Brazilians Hope an End to Political Crisis Will Improve Battered Economy

Brazil Braces for Impeachment of Dilma Rousseff
  • Financial markets have rallied on impeachment prospects
  • Consumer-led growth model ran out of steam as exports declined

Across town from where Brazilian lawmakers are deciding the fate of the country’s president this weekend, car dealer Felipe Bandeira sits in an empty show room lamenting the worst sales season he can remember.

“Everybody is waiting to see what will happen on April 17,“ said Bandeira, who saw sales drop 40 percent this year and 100 dealership workers fired. “It’s a terrible situation -- most people don’t have money to buy a car and those who do are torn by uncertainty.”

Michel Temer and Dilma Rousseff
Michel Temer and Dilma Rousseff
Photographer: Evaristo Sa/AFP via Getty Images

A political crisis and a two-year corruption scandal have brought Latin America’s largest economy to its knees. Now the country is looking to the lower house to end the political stalemate. There legislators prepare to vote on Sunday whether to move ahead with an impeachment of President Dilma Rousseff that could end with Vice President Michel Temer taking the reins. The government is appealing in the Supreme Court to halt the vote.

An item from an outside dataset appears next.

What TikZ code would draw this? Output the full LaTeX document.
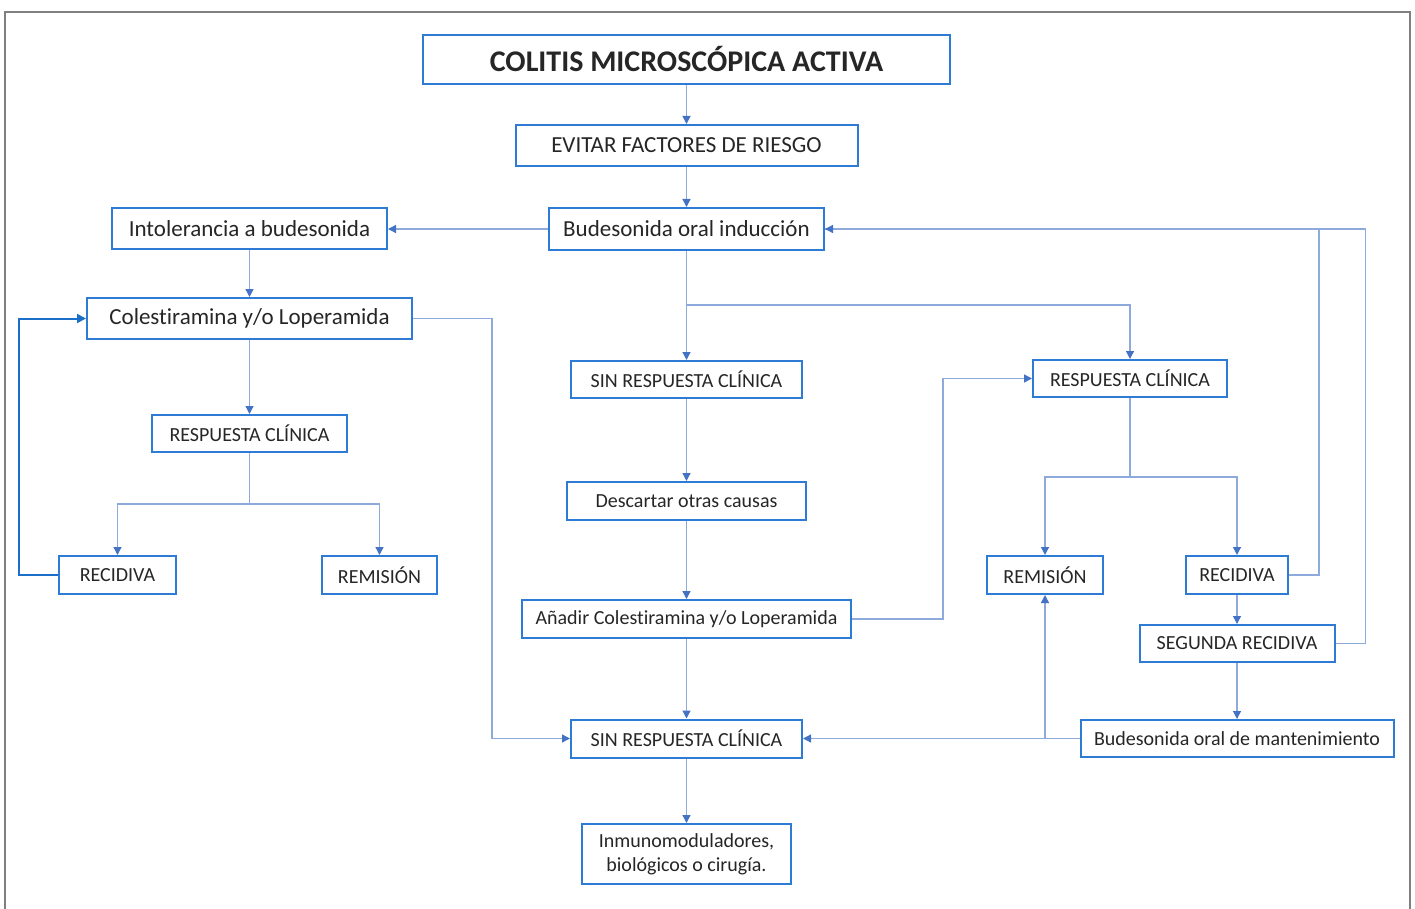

While financial markets have rallied on the prospect that a business-friendly Temer administration could put the economy back on track, the reality is that Brazil is mired in its deepest recession in a century. Consumer-led growth has run out of steam, the commodities boom is long over and exporters can expect little help from China, which has its own problems. And there’s little scope for stimulus measures either, given the size of Brazil’s budget deficit and above-average inflation.

Too Optimistic?

“The market may be exaggerating, Temer won’t necessarily fix the problems,” said Andre Perfeito, chief economist at Gradual Cctvm, a Sao Paulo-based brokerage. “There are no growth engines in the economy -- there’s only a medium and long-term solution.”

The speed of Brazil’s decline has been astounding. In 2010 Brazil was a Wall Street darling, growing at 7.5 percent. Today, it’s haunted by an economic depression and has lost its much-coveted investment grade rating. Alleged attempts to cover the country’s budget deficit by dipping into the coffers of state-owned banks are at the heart of the impeachment drive, which has forced Rousseff to put her own economic agenda on ice.

Rising unemployment, falling wages, and the highest borrowing costs in over a decade are a bitter pill for many of the 40 million people that emerged from poverty during the boom years and had just gotten used to the comfort of owning their first car or house.

Back in Poverty

Some 3.7 million members of Brazil’s middle class fell back down the social ladder in the first 11 months of last year, according to a study by Banco Bradesco SA. Average real wages in six major metropolitan areas fell last year for the first time in over a decade.

Brazil’s economic outlook is actually worsening as the drive to impeach Rousseff gathers pace. Investments in Brazil have fallen for 10 consecutive quarters to 16.8 percent of gross domestic product in December of last year, roughly half of that in China. Honda Motor Co. said in March it will delay opening a plant under construction until the country emerges from its political and economic crisis.

Economists surveyed by the central bank now estimate the economy will contract 3.8 percent this year, compared with a contraction of 1 percent forecast six months earlier. On top of last year’s 3.8 percent slump, that would make for Brazil’s deepest recession in over a century.

Temer’s Challenge

“You need to recover private sector confidence, and that’s really the key to Brazil and that’s what Temer’s big challenge is,” said Edwin Gutierrez, head of emerging-market sovereign debt at Aberdeen Asset Management in London, who oversees an $11 billion portfolio.

Still, some people began to see an opportunity in the turmoil of recent months. Luis Carlos Pereira, a wholesale food distributor, turned to peddling plastic horns and Brazilian flags at protests in Brasilia to supplement his faltering income. Business boomed, with Pereira selling almost 3,000 reais, or more than three times a monthly minimum wage, in a day.

“At first it was good money,” said 56 year-old Pereira. “But with protesters having stocked up on their paraphernalia, even crisis-related sales are drying up in Brazil,” he said.